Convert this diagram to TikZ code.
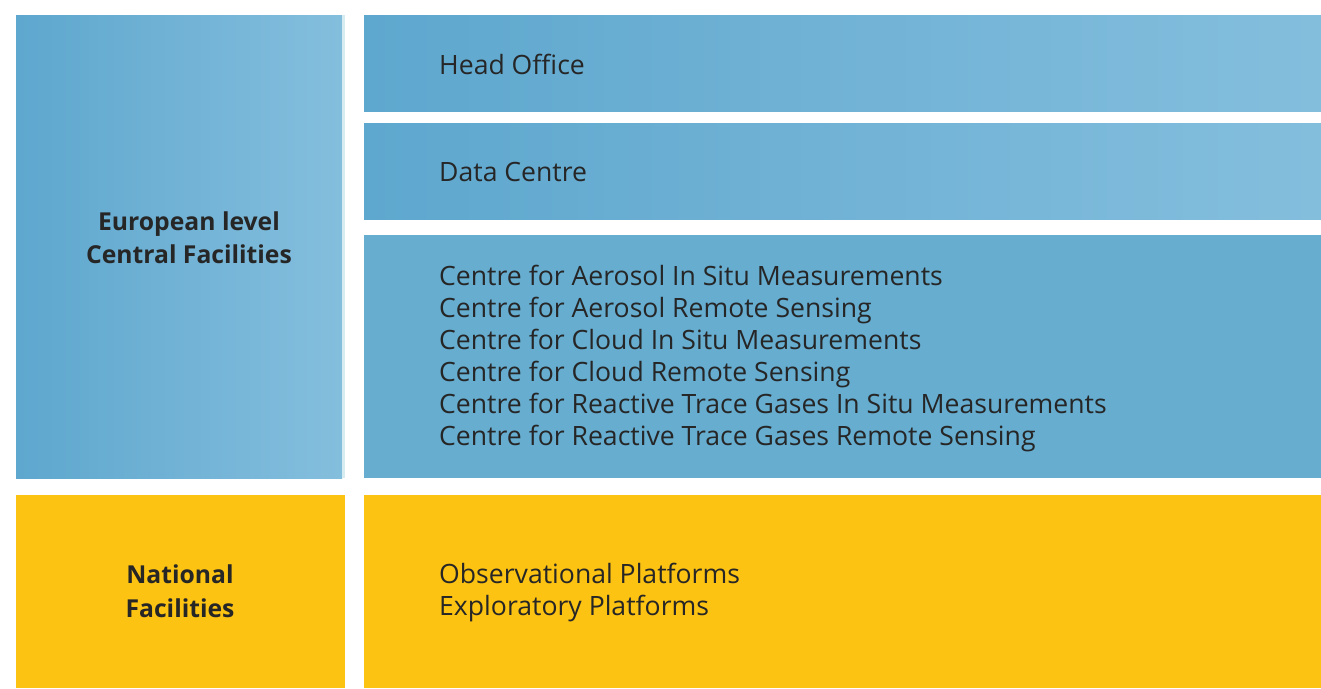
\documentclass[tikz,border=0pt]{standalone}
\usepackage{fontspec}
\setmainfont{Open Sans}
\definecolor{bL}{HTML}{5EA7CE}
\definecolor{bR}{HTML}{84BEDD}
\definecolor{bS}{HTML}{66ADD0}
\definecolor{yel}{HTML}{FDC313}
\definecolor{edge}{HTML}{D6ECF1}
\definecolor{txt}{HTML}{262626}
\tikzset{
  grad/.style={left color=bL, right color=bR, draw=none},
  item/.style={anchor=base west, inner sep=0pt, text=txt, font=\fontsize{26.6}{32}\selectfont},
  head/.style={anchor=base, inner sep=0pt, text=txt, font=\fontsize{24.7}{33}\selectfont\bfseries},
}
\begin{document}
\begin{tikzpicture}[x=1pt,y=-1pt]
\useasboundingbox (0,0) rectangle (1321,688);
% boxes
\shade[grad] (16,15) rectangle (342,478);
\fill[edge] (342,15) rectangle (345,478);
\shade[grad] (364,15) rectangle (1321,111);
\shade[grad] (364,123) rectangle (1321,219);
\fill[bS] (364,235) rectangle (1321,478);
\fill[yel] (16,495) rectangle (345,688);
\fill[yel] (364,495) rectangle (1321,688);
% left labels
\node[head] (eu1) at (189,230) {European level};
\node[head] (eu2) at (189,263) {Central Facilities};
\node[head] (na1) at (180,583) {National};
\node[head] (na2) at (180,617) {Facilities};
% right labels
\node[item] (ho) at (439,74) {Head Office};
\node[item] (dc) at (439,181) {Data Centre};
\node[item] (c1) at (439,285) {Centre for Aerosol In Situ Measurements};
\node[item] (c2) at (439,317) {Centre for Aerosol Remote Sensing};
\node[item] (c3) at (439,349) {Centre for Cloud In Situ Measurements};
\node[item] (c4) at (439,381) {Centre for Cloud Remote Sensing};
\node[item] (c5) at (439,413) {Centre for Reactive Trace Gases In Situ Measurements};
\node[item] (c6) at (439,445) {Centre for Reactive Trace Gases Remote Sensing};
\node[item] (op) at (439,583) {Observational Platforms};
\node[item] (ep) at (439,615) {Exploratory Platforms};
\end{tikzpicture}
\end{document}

- **OBJECTIVE**: Repeat the listing above exactly, with no pictures.

- **CORRECT RESULT**:
Convert this diagram to TikZ code.
\documentclass[tikz,border=0pt]{standalone}
\usepackage{fontspec}
\setmainfont{Open Sans}
\definecolor{bL}{HTML}{5EA7CE}
\definecolor{bR}{HTML}{84BEDD}
\definecolor{bS}{HTML}{66ADD0}
\definecolor{yel}{HTML}{FDC313}
\definecolor{edge}{HTML}{D6ECF1}
\definecolor{txt}{HTML}{262626}
\tikzset{
  grad/.style={left color=bL, right color=bR, draw=none},
  item/.style={anchor=base west, inner sep=0pt, text=txt, font=\fontsize{26.6}{32}\selectfont},
  head/.style={anchor=base, inner sep=0pt, text=txt, font=\fontsize{24.7}{33}\selectfont\bfseries},
}
\begin{document}
\begin{tikzpicture}[x=1pt,y=-1pt]
\useasboundingbox (0,0) rectangle (1321,688);
% boxes
\shade[grad] (16,15) rectangle (342,478);
\fill[edge] (342,15) rectangle (345,478);
\shade[grad] (364,15) rectangle (1321,111);
\shade[grad] (364,123) rectangle (1321,219);
\fill[bS] (364,235) rectangle (1321,478);
\fill[yel] (16,495) rectangle (345,688);
\fill[yel] (364,495) rectangle (1321,688);
% left labels
\node[head] (eu1) at (189,230) {European level};
\node[head] (eu2) at (189,263) {Central Facilities};
\node[head] (na1) at (180,583) {National};
\node[head] (na2) at (180,617) {Facilities};
% right labels
\node[item] (ho) at (439,74) {Head Office};
\node[item] (dc) at (439,181) {Data Centre};
\node[item] (c1) at (439,285) {Centre for Aerosol In Situ Measurements};
\node[item] (c2) at (439,317) {Centre for Aerosol Remote Sensing};
\node[item] (c3) at (439,349) {Centre for Cloud In Situ Measurements};
\node[item] (c4) at (439,381) {Centre for Cloud Remote Sensing};
\node[item] (c5) at (439,413) {Centre for Reactive Trace Gases In Situ Measurements};
\node[item] (c6) at (439,445) {Centre for Reactive Trace Gases Remote Sensing};
\node[item] (op) at (439,583) {Observational Platforms};
\node[item] (ep) at (439,615) {Exploratory Platforms};
\end{tikzpicture}
\end{document}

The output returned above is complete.